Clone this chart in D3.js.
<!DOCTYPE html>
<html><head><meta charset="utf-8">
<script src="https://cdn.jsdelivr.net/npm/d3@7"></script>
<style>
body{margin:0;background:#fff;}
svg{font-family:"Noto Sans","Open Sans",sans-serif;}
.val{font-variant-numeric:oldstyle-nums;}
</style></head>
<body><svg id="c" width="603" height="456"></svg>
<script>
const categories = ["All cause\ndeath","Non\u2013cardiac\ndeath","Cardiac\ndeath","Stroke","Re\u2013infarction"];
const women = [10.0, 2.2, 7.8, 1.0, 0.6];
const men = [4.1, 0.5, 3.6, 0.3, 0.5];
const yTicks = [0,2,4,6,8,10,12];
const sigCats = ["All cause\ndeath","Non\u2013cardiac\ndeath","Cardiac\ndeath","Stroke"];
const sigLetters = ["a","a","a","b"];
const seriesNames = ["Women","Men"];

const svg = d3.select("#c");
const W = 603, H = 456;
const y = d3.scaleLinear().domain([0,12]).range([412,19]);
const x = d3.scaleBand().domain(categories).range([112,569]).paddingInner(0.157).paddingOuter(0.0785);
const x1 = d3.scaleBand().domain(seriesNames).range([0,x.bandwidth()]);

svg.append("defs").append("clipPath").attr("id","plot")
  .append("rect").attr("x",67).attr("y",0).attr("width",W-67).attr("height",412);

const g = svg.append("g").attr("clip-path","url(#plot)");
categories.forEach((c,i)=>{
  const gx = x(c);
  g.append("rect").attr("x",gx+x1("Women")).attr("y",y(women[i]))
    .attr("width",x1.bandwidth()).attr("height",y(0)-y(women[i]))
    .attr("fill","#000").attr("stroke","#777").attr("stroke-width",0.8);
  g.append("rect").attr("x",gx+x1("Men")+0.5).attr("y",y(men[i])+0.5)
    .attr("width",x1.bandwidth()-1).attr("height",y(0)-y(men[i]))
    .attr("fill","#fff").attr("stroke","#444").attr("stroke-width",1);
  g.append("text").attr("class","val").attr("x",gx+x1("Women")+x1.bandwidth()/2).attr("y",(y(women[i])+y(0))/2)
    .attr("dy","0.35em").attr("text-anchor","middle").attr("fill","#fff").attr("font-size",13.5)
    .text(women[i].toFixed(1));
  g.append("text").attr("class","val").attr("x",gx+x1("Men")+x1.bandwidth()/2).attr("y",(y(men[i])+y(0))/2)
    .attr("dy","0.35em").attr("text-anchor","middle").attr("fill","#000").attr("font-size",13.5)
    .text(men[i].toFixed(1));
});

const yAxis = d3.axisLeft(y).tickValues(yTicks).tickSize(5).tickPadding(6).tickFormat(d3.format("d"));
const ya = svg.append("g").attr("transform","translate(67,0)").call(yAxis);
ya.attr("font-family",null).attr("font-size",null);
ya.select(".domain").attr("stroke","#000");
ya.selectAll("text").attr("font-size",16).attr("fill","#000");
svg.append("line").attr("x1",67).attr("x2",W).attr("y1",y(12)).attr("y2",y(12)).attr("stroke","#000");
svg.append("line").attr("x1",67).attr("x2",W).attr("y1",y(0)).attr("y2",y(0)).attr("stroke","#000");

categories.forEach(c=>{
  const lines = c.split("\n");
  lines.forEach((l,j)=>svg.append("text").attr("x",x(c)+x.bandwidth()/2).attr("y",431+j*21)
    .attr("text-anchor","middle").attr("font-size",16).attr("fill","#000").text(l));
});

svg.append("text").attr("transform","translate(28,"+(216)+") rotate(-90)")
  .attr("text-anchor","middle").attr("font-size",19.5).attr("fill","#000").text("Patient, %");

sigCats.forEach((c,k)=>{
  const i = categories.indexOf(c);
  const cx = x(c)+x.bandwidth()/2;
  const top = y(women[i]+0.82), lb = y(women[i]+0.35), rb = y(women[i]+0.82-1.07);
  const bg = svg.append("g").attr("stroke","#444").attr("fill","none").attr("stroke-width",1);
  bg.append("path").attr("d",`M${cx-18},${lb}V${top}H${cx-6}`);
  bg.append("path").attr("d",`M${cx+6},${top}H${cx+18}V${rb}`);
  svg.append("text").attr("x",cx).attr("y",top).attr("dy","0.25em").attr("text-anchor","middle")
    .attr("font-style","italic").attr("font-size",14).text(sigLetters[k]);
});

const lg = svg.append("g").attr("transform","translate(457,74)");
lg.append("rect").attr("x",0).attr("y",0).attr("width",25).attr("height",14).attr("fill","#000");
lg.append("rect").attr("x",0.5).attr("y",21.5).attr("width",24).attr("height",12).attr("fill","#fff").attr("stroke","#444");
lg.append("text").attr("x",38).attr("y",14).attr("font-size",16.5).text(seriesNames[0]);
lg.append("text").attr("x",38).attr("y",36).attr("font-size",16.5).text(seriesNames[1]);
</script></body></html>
-*-
**Work to do:** Each line of the material should be duplicated exactly, please.

**Result of this exercise:**
Clone this chart in D3.js.
<!DOCTYPE html>
<html><head><meta charset="utf-8">
<script src="https://cdn.jsdelivr.net/npm/d3@7"></script>
<style>
body{margin:0;background:#fff;}
svg{font-family:"Noto Sans","Open Sans",sans-serif;}
.val{font-variant-numeric:oldstyle-nums;}
</style></head>
<body><svg id="c" width="603" height="456"></svg>
<script>
const categories = ["All cause\ndeath","Non\u2013cardiac\ndeath","Cardiac\ndeath","Stroke","Re\u2013infarction"];
const women = [10.0, 2.2, 7.8, 1.0, 0.6];
const men = [4.1, 0.5, 3.6, 0.3, 0.5];
const yTicks = [0,2,4,6,8,10,12];
const sigCats = ["All cause\ndeath","Non\u2013cardiac\ndeath","Cardiac\ndeath","Stroke"];
const sigLetters = ["a","a","a","b"];
const seriesNames = ["Women","Men"];

const svg = d3.select("#c");
const W = 603, H = 456;
const y = d3.scaleLinear().domain([0,12]).range([412,19]);
const x = d3.scaleBand().domain(categories).range([112,569]).paddingInner(0.157).paddingOuter(0.0785);
const x1 = d3.scaleBand().domain(seriesNames).range([0,x.bandwidth()]);

svg.append("defs").append("clipPath").attr("id","plot")
  .append("rect").attr("x",67).attr("y",0).attr("width",W-67).attr("height",412);

const g = svg.append("g").attr("clip-path","url(#plot)");
categories.forEach((c,i)=>{
  const gx = x(c);
  g.append("rect").attr("x",gx+x1("Women")).attr("y",y(women[i]))
    .attr("width",x1.bandwidth()).attr("height",y(0)-y(women[i]))
    .attr("fill","#000").attr("stroke","#777").attr("stroke-width",0.8);
  g.append("rect").attr("x",gx+x1("Men")+0.5).attr("y",y(men[i])+0.5)
    .attr("width",x1.bandwidth()-1).attr("height",y(0)-y(men[i]))
    .attr("fill","#fff").attr("stroke","#444").attr("stroke-width",1);
  g.append("text").attr("class","val").attr("x",gx+x1("Women")+x1.bandwidth()/2).attr("y",(y(women[i])+y(0))/2)
    .attr("dy","0.35em").attr("text-anchor","middle").attr("fill","#fff").attr("font-size",13.5)
    .text(women[i].toFixed(1));
  g.append("text").attr("class","val").attr("x",gx+x1("Men")+x1.bandwidth()/2).attr("y",(y(men[i])+y(0))/2)
    .attr("dy","0.35em").attr("text-anchor","middle").attr("fill","#000").attr("font-size",13.5)
    .text(men[i].toFixed(1));
});

const yAxis = d3.axisLeft(y).tickValues(yTicks).tickSize(5).tickPadding(6).tickFormat(d3.format("d"));
const ya = svg.append("g").attr("transform","translate(67,0)").call(yAxis);
ya.attr("font-family",null).attr("font-size",null);
ya.select(".domain").attr("stroke","#000");
ya.selectAll("text").attr("font-size",16).attr("fill","#000");
svg.append("line").attr("x1",67).attr("x2",W).attr("y1",y(12)).attr("y2",y(12)).attr("stroke","#000");
svg.append("line").attr("x1",67).attr("x2",W).attr("y1",y(0)).attr("y2",y(0)).attr("stroke","#000");

categories.forEach(c=>{
  const lines = c.split("\n");
  lines.forEach((l,j)=>svg.append("text").attr("x",x(c)+x.bandwidth()/2).attr("y",431+j*21)
    .attr("text-anchor","middle").attr("font-size",16).attr("fill","#000").text(l));
});

svg.append("text").attr("transform","translate(28,"+(216)+") rotate(-90)")
  .attr("text-anchor","middle").attr("font-size",19.5).attr("fill","#000").text("Patient, %");

sigCats.forEach((c,k)=>{
  const i = categories.indexOf(c);
  const cx = x(c)+x.bandwidth()/2;
  const top = y(women[i]+0.82), lb = y(women[i]+0.35), rb = y(women[i]+0.82-1.07);
  const bg = svg.append("g").attr("stroke","#444").attr("fill","none").attr("stroke-width",1);
  bg.append("path").attr("d",`M${cx-18},${lb}V${top}H${cx-6}`);
  bg.append("path").attr("d",`M${cx+6},${top}H${cx+18}V${rb}`);
  svg.append("text").attr("x",cx).attr("y",top).attr("dy","0.25em").attr("text-anchor","middle")
    .attr("font-style","italic").attr("font-size",14).text(sigLetters[k]);
});

const lg = svg.append("g").attr("transform","translate(457,74)");
lg.append("rect").attr("x",0).attr("y",0).attr("width",25).attr("height",14).attr("fill","#000");
lg.append("rect").attr("x",0.5).attr("y",21.5).attr("width",24).attr("height",12).attr("fill","#fff").attr("stroke","#444");
lg.append("text").attr("x",38).attr("y",14).attr("font-size",16.5).text(seriesNames[0]);
lg.append("text").attr("x",38).attr("y",36).attr("font-size",16.5).text(seriesNames[1]);
</script></body></html>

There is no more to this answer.